— Представила картину. Ты сидишь в отдельной комнатке рядом с приемной врача, листаешь журнал с грязными картинками…
— Совсем все не так.
— А как, по-твоему, упрямец? Как, считаешь, они будут брать у тебя сперму?
— Не знаю. Мне всегда казалось, что именно поэтому медсестры носят резиновые перчатки.
— Извращенец, — сказала она и игриво ткнула его кулачком.
Она снова обнял ее.
— Иди ко мне.
Она устроилась в его объятиях поудобнее, прижалась щекой к плечу и сказала:
— Ребенок… Что за мысль!
—
— Так ты готов?
— Нет, черт побери. А ты?
— Ну, ясное дело, нет.
— Вот и отлично, — пробормотал Джек. — Почему мы должны отличаться от всех остальных?
Она рассеянно улыбнулась. Голос был еле слышен, точно замирал где-то вдали.
— Ах, если б мы только могли чуть больше походить на всех остальных!..
Джек не знал, что ответить, просто крепче обнял жену. Через минуту-другую она начала тихонько раскачиваться в его объятиях. А потом еле слышно запела колыбельную:
— Спи, малыш, усни.
Джек мысленно подпевал ей, но вдруг она умолкла на полуслове, холодно и резко — так умирают последние надежды и мечты. Он напрасно ждал, что Синди продолжит песенку.
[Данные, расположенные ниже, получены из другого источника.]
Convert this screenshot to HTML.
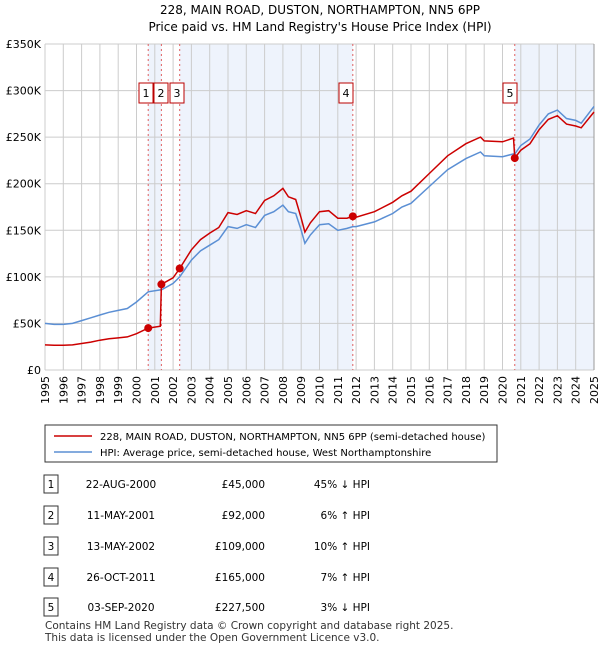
<!DOCTYPE html>
<html><head><meta charset="utf-8"><style>
body{margin:0;background:#fff;font-family:"Liberation Sans","DejaVu Sans",sans-serif;}
svg text{font-family:"DejaVu Sans","Liberation Sans",sans-serif;}
</style></head><body>
<svg id="c" width="600" height="650" xmlns="http://www.w3.org/2000/svg">
<text x="320" y="14" text-anchor="middle" font-size="12">228, MAIN ROAD, DUSTON, NORTHAMPTON, NN5 6PP</text>
<text x="320" y="31" text-anchor="middle" font-size="12">Price paid vs. HM Land Registry's House Price Index (HPI)</text>
<g id="plot"></g>
<g id="legend">
<rect x="45" y="425" width="452" height="37" fill="#fff" stroke="#333" stroke-width="1"/>
<line x1="54" y1="436" x2="92" y2="436" stroke="#cc0000" stroke-width="1.5"/>
<text x="100" y="440" font-size="10">228, MAIN ROAD, DUSTON, NORTHAMPTON, NN5 6PP (semi-detached house)</text>
<line x1="54" y1="452" x2="92" y2="452" stroke="#5b8fd4" stroke-width="1.5"/>
<text x="100" y="456" font-size="10">HPI: Average price, semi-detached house, West Northamptonshire</text>
</g>
<g id="table"></g>
<text x="45" y="629" font-size="10.5" fill="#333">Contains HM Land Registry data © Crown copyright and database right 2025.</text>
<text x="45" y="641" font-size="10.5" fill="#333">This data is licensed under the Open Government Licence v3.0.</text>
</svg>
<script>
const hpiDates=[1995,1995.5,1996,1996.5,1997,1997.5,1998,1998.5,1999,1999.5,2000,2000.64,2001.3,2001.36,2002,2002.36,2003,2003.5,2004,2004.5,2005,2005.5,2006,2006.5,2007,2007.5,2008,2008.3,2008.7,2009,2009.2,2009.5,2010,2010.5,2011,2011.5,2011.82,2012,2013,2014,2014.5,2015,2016,2017,2018,2018.8,2019,2020,2020.6,2020.67,2021,2021.5,2022,2022.5,2023,2023.5,2024,2024.3,2025];
const hpiValues=[50,49,49,50,53,56,59,62,64,66,73,84,86,86,93,100,118,128,134,140,154,152,156,153,166,170,177,170,168,150,136,145,156,157,150,152,154,154,159,168,175,179,197,215,227,234,230,229,232,232,241,248,263,275,279,270,268,265,283];
const redValues=[27,26.5,26.5,27,28.5,30,32,33.5,34.5,35.5,39,45,47,92,99,109,129,140,147,153,169,167,171,168,182,187,195,186,183,163,148,158,170,171,163,163,165,164,170,180,187,192,211,230,243,250,246,245,249,227.5,236,243,258,269,273,264,262,260,277];
const saleDates=[2000.64,2001.36,2002.36,2011.82,2020.67];
const salePrices=[45,92,109,165,227.5];
const saleLabels=["1","2","3","4","5"];
const saleDateText=["22-AUG-2000","11-MAY-2001","13-MAY-2002","26-OCT-2011","03-SEP-2020"];
const salePriceText=["£45,000","£92,000","£109,000","£165,000","£227,500"];
const saleHpiText=["45% ↓ HPI","6% ↑ HPI","10% ↑ HPI","7% ↑ HPI","3% ↓ HPI"];
const yTicks=[0,50,100,150,200,250,300,350];
const yTickLabels=["£0","£50K","£100K","£150K","£200K","£250K","£300K","£350K"];
const xTicks=[1995,1996,1997,1998,1999,2000,2001,2002,2003,2004,2005,2006,2007,2008,2009,2010,2011,2012,2013,2014,2015,2016,2017,2018,2019,2020,2021,2022,2023,2024,2025];

const NS="http://www.w3.org/2000/svg";
const L=45,R=594,T=44,B=370;
const xs=d=>L+(d-1995)/30*(R-L);
const ys=v=>B-v/350*(B-T);
function mk(tag,attrs,parent){const e=document.createElementNS(NS,tag);for(const k in attrs)e.setAttribute(k,attrs[k]);parent.appendChild(e);return e;}
const plot=document.getElementById('plot');
// shading
const shades=[[saleDates[0],saleDates[1]],[saleDates[2],saleDates[3]],[saleDates[4],2025]];
shades.forEach(s=>{const r=mk('rect',{x:xs(s[0]),y:T,width:xs(s[1])-xs(s[0]),height:B-T,fill:'#eef3fc'},plot);

});
yTicks.forEach((t,i)=>{const g=mk('line',{x1:L,x2:R,y1:ys(t),y2:ys(t),stroke:'#ccc','stroke-width':1},plot);


const tx=mk('text',{x:L-4,y:ys(t)+4,'text-anchor':'end','font-size':11},plot);tx.textContent=yTickLabels[i];

});
xTicks.forEach(t=>{const g=mk('line',{x1:xs(t),x2:xs(t),y1:T,y2:B,stroke:'#ccc','stroke-width':1},plot);


const tx=mk('text',{x:0,y:0,'text-anchor':'end','font-size':11,transform:`translate(${xs(t)+4},${B+6}) rotate(-90)`},plot);tx.textContent=t;

});
mk('line',{x1:R,x2:R,y1:T,y2:B,stroke:'#999'},plot);
saleDates.forEach((d,i)=>{const l=mk('line',{x1:xs(d),x2:xs(d),y1:T,y2:B,stroke:'#e06060','stroke-width':1,'stroke-dasharray':'2,3'},plot);

});
function path(vals,color,name){const d=hpiDates.map((x,i)=>(i?'L':'M')+xs(x).toFixed(1)+','+ys(vals[i]).toFixed(1)).join('');
const p=mk('path',{d:d,fill:'none',stroke:color,'stroke-width':1.5},plot);

}
path(hpiValues,'#5b8fd4','hpi-line');
path(redValues,'#cc0000','price-paid-line');
saleDates.forEach((d,i)=>{const c=mk('circle',{cx:xs(d),cy:ys(salePrices[i]),r:4,fill:'#cc0000'},plot);


const bx=i==1?xs(d)-16:xs(d)-(i==0?16:16);
const lx=[xs(d)-16,xs(d)+0,xs(d)-8,xs(d)-16,xs(d)-16][i];
const b=mk('rect',{x:[139,154,170,339,503][i],y:83,width:14,height:20,fill:'#fff',stroke:'#b00','stroke-width':1},plot);


const t=mk('text',{x:[146,161,177,346,510][i],y:97,'text-anchor':'middle','font-size':11},plot);t.textContent=saleLabels[i];

});
const tb=document.getElementById('table');
saleDates.forEach((d,i)=>{const y=[483,514,545,576,606][i];
const b=mk('rect',{x:44,y:y-8,width:14,height:18,fill:'#fff',stroke:'#333'},tb);


const cells=[[51,saleLabels[i],'middle'],[121,saleDateText[i],'middle'],[265,salePriceText[i],'end'],[370,saleHpiText[i],'end']];
cells.forEach(c=>{const t=mk('text',{x:c[0],y:y+5,'text-anchor':c[2],'font-size':10.5},tb);t.textContent=c[1];

});});
</script>
</body></html>
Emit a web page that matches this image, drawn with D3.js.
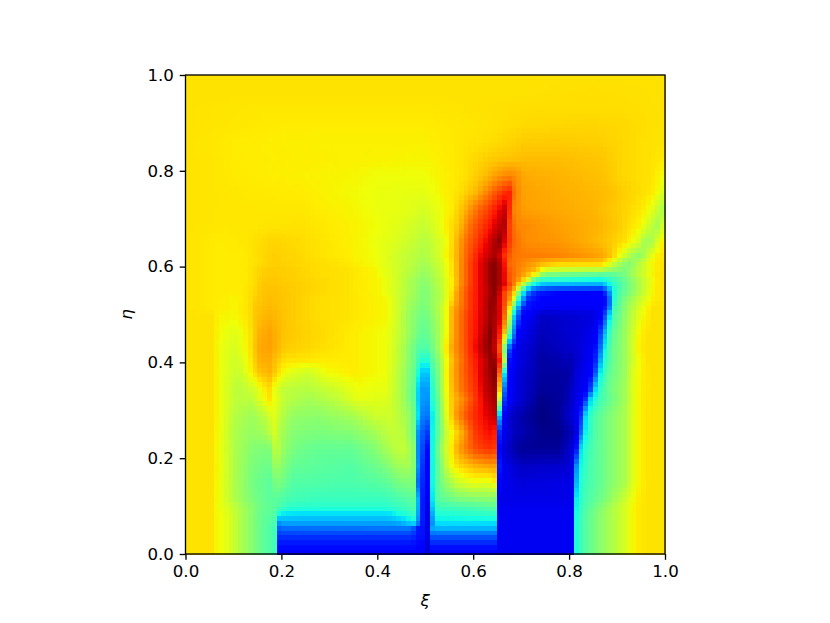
<!DOCTYPE html>
<html><head><meta charset="utf-8">
<script src="https://cdn.jsdelivr.net/npm/d3@7"></script>
<style>
html,body{margin:0;padding:0;background:#fff}
svg{display:block}
text{font-family:"DejaVu Sans",sans-serif}
</style></head><body>
<svg id="chart" width="830" height="623"></svg>
<script>
// Field value (0-100 on the jet scale).
// Each eta level has a profile written as flat pairs: xi in thousandths, value.
const etaLevels = [0,.012,.026,.04,.055,.067,.081,.099,.116,.15,.185,.22,.255,.29,.325,.345,.38,.405,.43,.46,.5,.514,.531,.549,.5625,.576,.587,.597,.608,.625,.653,.688,.722,.757,.79,.826,.861,.896,.93,.965,1];
const etaProfiles = [
[0,67,55,67,65,65,90,62,130,53,160,47,185,43,187,12,190,10,480,10,486,11,497,11,500,8,510,8,512,10,645,10,655,10,800,10,811,10,813,38,830,44,860,51,895,57,925,63,940,66,960,67,1000,67],
[0,67,55,67,65,65,90,62,130,53,160,47,185,43,187,13,190,13,480,13,486,12,497,12,500,8,510,8,512,13,645,13,652,10,800,10,811,10,813,38,830,44,860,51,895,57,925,63,940,66,960,67,1000,67],
[0,67,55,67,65,65,90,62,130,53,160,47,185,43,187,15,210,15,470,15,486,13,497,13,500,8,510,8,512,17,645,17,652,10,800,10,811,10,813,38,830,44,860,51,895,57,925,63,940,66,960,67,1000,67],
[0,67,55,67,65,65,90,62,130,53,160,47,185,43,187,17,205,18,470,18,486,14,497,14,500,9,510,9,512,22,645,22,652,10,800,10,811,10,813,38,830,44,860,51,895,57,925,63,940,66,960,67,1000,67],
[0,67,55,67,65,65,90,62,130,53,160,47,185,43,187,19,200,23,470,24,486,14,497,14,500,9,510,9,512,28,520,30,645,30,649,12,652,10,800,10,811,10,813,38,830,44,860,51,895,57,925,63,940,66,960,67,1000,67],
[0,67,55,67,65,65,90,62,130,53,160,47,185,44,187,24,200,29,440,29,470,34,484,37,486,15,497,15,500,9,510,9,513,24,522,35,645,35,649,12,652,10,800,10,811,10,813,38,830,44,860,51,895,57,925,63,940,66,960,67,1000,67],
[0,67,55,67,65,65,90,62,130,53,160,47,185,45,187,37,205,34,240,33,420,33,450,37,484,42,486,15,497,15,500,9,510,9,513,27,525,38,645,40,649,12,652,10,800,10,811,10,813,37,830,44,860,51,895,57,925,63,940,66,960,67,1000,67],
[0,67,55,67,67,64,90,61,130,53,160,48,185,46,190,45,215,41,240,40,417,40,450,42,484,45,486,15,497,15,500,9,510,9,513,30,523,42,600,44,645,46,648,12,655,10,800,10,811,10,813,36,830,43,860,50,895,57,925,63,940,66,960,67,1000,67],
[0,67,55,67,69,64,104,56,139,50,174,46,188,46,198,45,222,43,278,42,417,42,472,46,484,46,486,15,497,15,500,10,510,10,513,33,523,45,569,50,639,52,647,50,649,12,655,9,800,9,813,10,815,36,833,43,875,50,905,57,930,63,945,66,965,67,1000,67],
[0,67,56,67,69,64,104,56,139,49,177,46,188,50,198,50,222,45,347,44,417,46,451,50,479,50,486,18,497,16,500,11,510,11,513,35,523,45,535,50,569,60,604,63,632,62,646,65,649,45,651,20,656,10,700,8,800,9,809,9,813,20,816,36,833,42,882,50,917,56,937,63,951,66,968,67,1000,67],
[0,67,56,67,71,64,104,56,139,50,174,48,189,55,200,52,225,47,347,45,410,49,440,54,465,55,482,48,486,20,497,17,500,12,510,12,513,35,523,45,535,52,552,63,569,68,604,72,632,74,645,74,649,65,652,20,658,10,700,6,800,7,806,9,811,12,816,30,826,38,840,43,882,50,917,56,937,63,951,66,970,67,1000,67],
[0,67,56,67,73,63,104,56,139,51,174,50,189,60,201,54,229,49,278,47,347,47,396,51,431,57,458,59,479,50,486,22,497,19,500,13,510,13,513,35,523,46,535,55,545,60,556,67,569,74,604,83,632,86,645,85,650,60,652,15,660,8,700,2,778,2,800,6,808,9,814,11,820,30,828,38,847,44,882,50,917,56,937,63,951,66,970,67,1000,67],
[0,67,56,67,75,63,104,56,139,53,167,55,184,61,198,56,225,51,278,50,347,51,396,55,431,59,458,57,479,47,486,24,497,21,500,18,510,18,513,35,523,44,535,52,549,62,569,70,604,85,632,90,646,88,650,65,652,30,656,12,680,6,743,1,778,1,806,5,817,10,823,18,830,34,854,45,882,50,917,56,937,63,951,66,970,67,1000,67],
[0,67,56,67,76,63,104,57,139,54,167,58,182,63,198,58,222,53,278,52,347,55,396,60,431,60,465,54,483,44,487,27,497,25,505,24,514,35,521,42,531,50,542,60,549,65,562,74,583,82,604,87,632,92,646,94,649,68,654,35,660,12,674,7,708,3,743,0,778,2,806,8,820,11,826,18,833,33,850,44,882,50,917,56,937,63,951,66,970,67,1000,67],
[0,67,56,67,76,63,107,58,139,58,160,63,174,67,188,63,208,58,257,55,312,58,361,63,417,62,451,56,479,45,486,31,497,27,505,27,510,37,521,43,531,52,542,61,556,70,583,78,604,85,625,93,646,97,652,78,658,40,667,12,694,8,743,1,792,3,815,9,830,12,838,20,845,33,861,42,889,48,917,55,937,63,951,66,972,67,1000,67],
[0,67,56,67,76,63,111,57,146,61,174,68,188,62,208,58,257,57,312,60,361,64,417,63,451,56,479,45,486,32,497,27,505,28,512,38,521,44,531,53,542,62,556,71,576,79,604,86,625,94,646,98,653,80,660,42,668,12,694,8,743,2,792,3,812,8,836,11,846,20,853,33,866,42,885,48,917,55,937,63,953,66,972,67,1000,67],
[0,67,56,67,76,63,111,59,132,64,153,70,177,72,201,65,222,62,257,60,292,64,347,66,417,64,451,56,479,46,486,37,497,31,505,32,512,41,521,46,535,56,545,65,556,72,576,80,604,87,625,95,646,100,654,85,662,50,670,13,694,8,743,3,800,3,816,8,846,11,856,22,864,36,882,46,917,54,937,63,955,66,975,67,1000,67],
[0,67,56,67,76,63,107,60,132,65,153,72,174,73,208,67,278,66,347,66,417,64,451,57,479,47,486,42,497,38,505,39,510,43,528,52,542,62,556,71,569,77,590,84,618,92,640,100,652,95,660,78,668,45,675,14,694,9,743,3,806,5,830,9,851,11,860,22,870,37,889,47,917,54,944,64,962,67,1000,67],
[0,67,56,67,76,63,104,61,132,66,153,73,174,74,208,69.5,278,67.5,347,66,417,64,451,57,479,47,490,44,507,45,510,46,528,55,542,64,552,72,569,78,590,85,604,90,632,100,649,92,660,72,667,40,677,15,694,9,743,4,812,7,845,10,860,16,869,30,878,40,889,47,917,54,944,65,958,67,1000,67],
[0,67,56,67,76,64,104,62,132,66,153,72,174,74,208,70,278,68,347,66,417,64,451,58,483,49,500,46,528,55,545,64,556,72,569,78,590,85,611,91,636,100,652,93,663,76,672,50,681,30,694,11,743,5,830,8,858,11,870,25,880,38,890,46,917,54,946,65,962,67,1000,67],
[0,67,56,67,72,65,104,65,132,67,146,70,174,72,222,69.5,278,67.5,333,67,417,65,444,60,472,52,500,48,528,56,545,64,556,72,569,78,590,85,618,92,639,99,656,92,667,78,674,62,684,35,701,13,743,6,847,8,868,11,880,25,889,42,917,53,951,64,972,67,1000,67],
[0,67,69,66,104,65,132,67,146,70,174,71.5,222,69.5,278,67.5,333,67,417,65,444,60,472,53,500,49,528,57,545,64,556,72,569,77,590,84,618,92,640,100,658,90,669,77,677,62,688,36,705,15,750,10,850,10,872,12,885,26,892,42,917,52,951,63,972,67,1000,67],
[0,67,69,66,104,65,132,67,146,69.5,174,71,222,69.5,278,67.5,333,67,417,65,444,60,472,54,500,50,535,58,552,66,569,76,590,84,618,92,642,100,660,88,674,76,684,62,694,40,712,15,750,11,868,11,878,13,888,26,896,42,917,51,955,62,975,66,1000,67],
[0,67,69,66,118,66,139,67.5,160,70,181,70.5,222,69.5,278,68,333,67,403,65,444,60,472,55,500,50,535,58,556,67,569,76,590,84,618,92,649,100,663,85,681,75,691,62,701,42,715,25,729,16,778,13,868,12,882,22,889,35,903,44,931,51,958,60,979,66,1000,67],
[0,67,69,66,118,66,139,67,160,70,181,70,222,69.5,278,68,333,67,403,65,444,60,472,55,500,51,535,59,559,67,573,76,594,84,618,92,642,100,660,95,674,85,690,74,701,60,710,48,725,35,750,29,868,28,885,36,910,45,931,51,958,60,979,66,1000,67],
[0,67,69,66,118,66,139,67,160,69.5,181,70,222,69,278,68,333,67,403,65,444,60,472,55,500,52,535,59,559,67,573,76,594,84,618,92,642,100,660,95,674,82,694,76,712,66,725,50,743,42,868,38,889,42,917,48,944,56,972,64,990,67,1000,67],
[0,67,69,66,118,66,139,67,160,69,181,69.5,222,69,278,67.5,333,67,396,65,444,60,500,53,535,60,559,68,573,76,594,84,618,92,642,100,660,95,674,82,708,74,729,68,750,52,868,48,889,47,917,50,944,58,972,65,990,67,1000,67],
[0,67,69,66,118,66,139,67,160,69,181,69.5,222,69,278,67.5,333,67,396,65,444,60,500,54,535,60,559,68,573,76,594,84,618,92,642,100,660,95,674,81,708,75,729,72,750,64,778,62,868,60,889,55,917,50,944,57,972,64,990,67,1000,67],
[0,67,69,66,118,66,146,67,181,69,222,68.5,278,67.5,333,66.5,396,64,444,60,500,55,535,61,559,68,573,76,594,84,618,92,642,100,660,94,674,80,708,76,750,72,778,70,868,70,882,65,903,56,924,50,944,56,965,63,979,66,1000,67],
[0,67,69,66,122,66,139,67,181,69,222,68.5,278,67,333,66,396,64,444,60,500,56,535,62,559,69,576,77,597,84,618,91,649,97,667,85,681,79,708,78,778,77,861,74,889,70,910,62,931,55,948,52,965,60,979,65,1000,67],
[0,67,69,66,125,66.5,181,68.5,250,67.5,347,65.5,389,64,451,61,500,57,542,63,562,70,580,78,604,84,625,90,656,99,670,88,681,81,708,76,778,75,847,72,882,70,917,67,944,62,958,54,972,55,986,62,1000,67],
[0,67,69,66.5,139,66.5,243,67,347,65.5,403,64,451,62,500,59,535,64,569,70,590,78,618,85,640,90,664,97,675,84,690,77,778,74,861,72,903,69.5,924,67.5,951,65,972,58,986,55,1000,62],
[0,67,83,66.5,243,66.5,347,65,403,63.5,451,63,500,61,556,66,583,72,611,80,639,86,667,94,677,85,684,77,708,74,778,73,847,72,917,68.5,951,66.5,979,62,993,56,1000,56],
[0,67,83,66.5,243,66,347,64.5,403,63.5,451,63,500,63,569,67,604,71,632,78,660,85,677,88,684,80,701,74,778,72.5,882,71,917,69,972,66.5,993,63,1000,60],
[0,67,69,66.5,139,66,347,65,403,64,500,64,583,67,625,71,660,76,681,77,708,73,778,72,868,70.5,917,68,972,67,1000,64],
[0,67,69,66.5,104,66,347,65.5,500,65,569,66.5,639,69.5,708,71,778,71,868,70,917,68,972,67,1000,66],
[0,67,104,66,278,65.5,382,65.5,500,65.5,639,67.5,708,69.5,778,69.5,868,69,917,68,972,67,1000,67],
[0,67,104,66.5,208,66,347,66,500,66,639,67,708,68,847,68.5,917,68,986,67,1000,67],
[0,67,139,66.5,347,66.5,500,66.5,708,67.5,847,67.5,917,67.5,1000,67],
[0,67,208,67,500,67,708,67,847,67.5,1000,67],
[0,67,1000,67]
];
const tickValues = [0,0.2,0.4,0.6,0.8,1.0];
const xLabel = "ξ", yLabel = "η";
const cellCount = 100;

// Jet colour map as piecewise linear channels.
const jetR = d3.scaleLinear().domain([0,35,66,89,100]).range([0,0,255,255,128]).clamp(true);
const jetG = d3.scaleLinear().domain([0,12.5,37.5,64,91,100]).range([0,0,255,255,0,0]).clamp(true);
const jetB = d3.scaleLinear().domain([0,11,34,65,100]).range([128,255,255,0,0]).clamp(true);
const jet = v => `rgb(${Math.round(jetR(v))},${Math.round(jetG(v))},${Math.round(jetB(v))})`;

const rowScales = etaProfiles.map(p => {
  const xs = [], vs = [];
  for (let i = 0; i < p.length; i += 2) { xs.push(p[i] / 1000); vs.push(p[i + 1]); }
  return d3.scaleLinear().domain(xs).range(vs).clamp(true);
});
const rowBisect = d3.bisector(d => d).right;
function field(xi, eta) {
  const k = Math.min(rowBisect(etaLevels, eta), etaLevels.length - 1);
  const t = (eta - etaLevels[k - 1]) / (etaLevels[k] - etaLevels[k - 1]);
  return rowScales[k - 1](xi) * (1 - t) + rowScales[k](xi) * t;
}

const svg = d3.select("#chart");
const x = d3.scaleLinear().domain([0, 1]).range([185.5, 665]);
const y = d3.scaleLinear().domain([0, 1]).range([554, 75]);

const cells = d3.range(cellCount).flatMap(j => d3.range(cellCount).map(i => ({i, j})));
svg.append("g").attr("shape-rendering", "crispEdges").selectAll("rect").data(cells).join("rect")
  .attr("x", d => x(d.i / cellCount))
  .attr("y", d => y((d.j + 1) / cellCount))
  .attr("width", x(1 / cellCount) - x(0) + 0.6)
  .attr("height", y(0) - y(1 / cellCount) + 0.6)
  .attr("fill", d => jet(field((d.i + .5) / cellCount, (d.j + .5) / cellCount)));

const fmt = d3.format(".1f");
const gx = svg.append("g").attr("transform", "translate(0,554)")
  .call(d3.axisBottom(x).tickValues(tickValues).tickFormat(fmt).tickSize(5.8).tickPadding(5.8));
const gy = svg.append("g").attr("transform", "translate(185.5,0)")
  .call(d3.axisLeft(y).tickValues(tickValues).tickFormat(fmt).tickSize(5.8).tickPadding(5.8));
[gx, gy].forEach(g => {
  g.select(".domain").remove();
  g.selectAll("text").attr("font-size", 16.67).attr("font-family", '"DejaVu Sans"').attr("fill", "#000");
  g.selectAll("line").attr("stroke", "#000").attr("stroke-width", 1.33);
});
svg.append("rect").attr("x", x(0)).attr("y", y(1)).attr("width", x(1) - x(0)).attr("height", y(0) - y(1))
  .attr("fill", "none").attr("stroke", "#000").attr("stroke-width", 1.33);

svg.append("text").attr("x", (x(0) + x(1)) / 2).attr("y", 606).attr("text-anchor", "middle")
  .attr("font-size", 16.67).attr("font-style", "italic").attr("font-family", '"DejaVu Sans"').text(xLabel);
svg.append("text").attr("transform", `translate(132,314.5) rotate(-90)`).attr("text-anchor", "middle")
  .attr("font-size", 16.67).attr("font-style", "italic").attr("font-family", '"DejaVu Sans"').text(yLabel);
</script>
</body></html>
Так они и сидели, крепко обнявшись, не произнося ни единого слова, и не решались разжать руки.
17
Утром Джек бегал дольше, чем обычно, — сначала по обсаженной деревьями тропинке вдоль Олд-Катлер-роуд, потом по набережной до Коко-Плам — фешенебельного приморского района. Земля была устлана листвой, осыпавшейся со столетних индейских смоковниц; ветви деревьев образовывали над ней нечто вроде тоннеля. Типичный для Майами пейзаж. В порывах дующего с востока ветра чувствовался привкус соли. Машин было немного, но вскоре наступит час пик, и по бульвару нескончаемым потоком потянутся «БМВ», «ягуары» и «мерседесы». Богачи поедут с окраин к роскошным офисам, расположенным в небоскребах в центре. Нет, в этом районе встречались и американские автомашины, но лишь такие, что занимали сразу два парковочных места на стоянках перед шикарными магазинами Бол-Харбор. В них подъезжало к школам молодое поколение — будущие обожатели французских вин и нарядов от Гуччи.
Джек приближался к четырехмильной отметине своего пробега, чувствуя, как сказывается усталость от бессонной ночи. Они с Синди улеглись в постель около трех. Джек Долго не мог уснуть, все думал о письме к прокурору. И еще почему-то о матери. Видно, из-за ночного разговора с Синди.
О матери он со всей определенностью мог сказать только одно: он никогда ее не знал. Все остальное было почерпнуто из вторых рук — из рассказов отца и бабушки. Девичье имя матери было Ана Мария Фуэнтес. Родилась она в Гаване, выросла в Бехукале, маленьком городке неподалеку от столицы. С Кубы она уехала в подростковом возрасте в 1961 году по специальной программе под названием «Педро Пэн» (испанский аналог «Питера Пэна»). Эту гуманитарную акцию предпринял католический священник ирландского происхождения. Благодаря ему тысячи кубинских родителей, обеспокоенных будущим своих детей в связи с приходом режима Кастро, смогли отправить их в Америку. Ана Мария поселилась в доме своего дяди в Тампе, и абуэла мечтала присоединиться к ним, как только выдастся такая возможность. К сожалению, ждать ей пришлось долго, целых сорок лет. Лишь тогда абуэле удалось наконец получить визу и навестить своего умирающего брата. Для Аны Марии это означало одно: все это время она росла без матери. Она не брезговала никакой, даже самой черной, работой, выучила английский. И позже переехала в Майами, где и познакомилась с Гарри Свайтеком, красивым молодым студентом, приехавшим домой на летние каникулы. При одном только взгляде на старые фотографии становилось ясно: парень был просто сражен наповал. Джек родился через одиннадцать месяцев после свадьбы, а мама вскоре умерла. В начале шестидесятых врачи еще не научились выявлять эклампсию[7] на ранней ее стадии.
Только теперь, во время этой утренней пробежки, до Джека дошло, что, возможно, это была одна из причин, по которой он взялся за дело Джесси.